I am starting to have a good guess of what's going on then! Will provide a branch for you to try out tomorrow maybe, will see how it goes.

gabivlj commented 6 months ago

https://github.com/cloudflare/serverless-registry/compare/gv/r2-instead?expand=1

Could you try out this branch?

keyskull commented 6 months ago

Sorry for the late response. It seems the changes made other problems show up.

5f70bf18a086: Retrying in 15 seconds
b3636174f992: Retrying in 11 seconds
34aad3fbfe4f: Pushing [==================================================>]  30.12MB
1f32df1e1b28: Pushing [==================================================>]  30.12MB
cdd7c7392317: Retrying in 8 seconds

it keeps retrying to push the image layers to the server but fails. then received unexpected HTTP status: 500 Internal Server Error

keyskull commented 6 months ago

With worker logs: image

gabivlj commented 6 months ago

Hello @keyskull, I added a change to the branch, I tested both locally and prod and the push seems to work now. Can you try a repro?
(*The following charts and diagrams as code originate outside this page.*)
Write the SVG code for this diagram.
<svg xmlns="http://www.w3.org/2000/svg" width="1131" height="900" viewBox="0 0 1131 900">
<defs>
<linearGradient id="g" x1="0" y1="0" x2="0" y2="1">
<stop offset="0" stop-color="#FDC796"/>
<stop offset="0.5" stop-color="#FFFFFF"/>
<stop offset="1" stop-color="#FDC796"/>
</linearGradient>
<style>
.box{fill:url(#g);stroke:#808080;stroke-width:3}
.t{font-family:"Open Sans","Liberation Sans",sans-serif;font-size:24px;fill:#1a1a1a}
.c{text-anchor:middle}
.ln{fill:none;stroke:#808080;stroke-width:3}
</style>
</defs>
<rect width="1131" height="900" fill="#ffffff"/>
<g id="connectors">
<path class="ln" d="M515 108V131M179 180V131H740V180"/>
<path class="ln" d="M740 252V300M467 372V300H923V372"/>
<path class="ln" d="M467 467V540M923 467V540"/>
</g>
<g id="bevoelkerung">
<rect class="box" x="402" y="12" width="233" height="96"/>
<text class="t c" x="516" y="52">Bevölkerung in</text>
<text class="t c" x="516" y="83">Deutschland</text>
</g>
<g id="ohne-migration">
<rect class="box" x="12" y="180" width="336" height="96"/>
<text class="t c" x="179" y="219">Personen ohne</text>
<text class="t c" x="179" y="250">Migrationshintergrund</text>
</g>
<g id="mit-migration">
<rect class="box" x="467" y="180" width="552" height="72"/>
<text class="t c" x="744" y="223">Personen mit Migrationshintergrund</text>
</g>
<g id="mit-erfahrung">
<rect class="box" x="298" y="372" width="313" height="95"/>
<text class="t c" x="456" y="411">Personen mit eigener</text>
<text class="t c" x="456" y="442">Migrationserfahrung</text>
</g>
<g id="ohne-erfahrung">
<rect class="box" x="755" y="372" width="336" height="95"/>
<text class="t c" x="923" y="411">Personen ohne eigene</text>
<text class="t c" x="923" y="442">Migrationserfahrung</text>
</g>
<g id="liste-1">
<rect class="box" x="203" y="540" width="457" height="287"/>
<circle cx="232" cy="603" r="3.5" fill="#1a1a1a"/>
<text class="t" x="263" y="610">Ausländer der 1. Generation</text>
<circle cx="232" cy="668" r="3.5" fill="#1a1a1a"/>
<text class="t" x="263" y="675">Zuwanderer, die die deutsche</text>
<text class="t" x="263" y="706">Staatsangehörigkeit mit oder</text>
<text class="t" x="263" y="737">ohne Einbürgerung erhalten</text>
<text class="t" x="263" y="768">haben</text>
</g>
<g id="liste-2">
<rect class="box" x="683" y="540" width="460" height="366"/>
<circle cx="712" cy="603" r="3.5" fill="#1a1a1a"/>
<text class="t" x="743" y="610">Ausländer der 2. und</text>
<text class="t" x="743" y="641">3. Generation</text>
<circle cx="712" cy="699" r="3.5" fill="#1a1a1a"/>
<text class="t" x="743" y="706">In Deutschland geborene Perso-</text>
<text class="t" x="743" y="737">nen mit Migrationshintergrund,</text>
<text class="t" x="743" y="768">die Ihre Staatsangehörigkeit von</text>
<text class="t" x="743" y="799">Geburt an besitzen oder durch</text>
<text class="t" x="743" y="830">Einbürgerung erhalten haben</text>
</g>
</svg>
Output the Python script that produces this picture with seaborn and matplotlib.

keyskull commented 6 months ago

Hello @keyskull, I added a change to the branch, I tested both locally and prod and the push seems to work now. Can you try a repro?

It looks like the issue has been resolved, I've pushed 10 times and still haven't seen the error.

gabivlj commented 6 months ago

@keyskull Thanks for the bug submission! We will try to merge the fix today into main.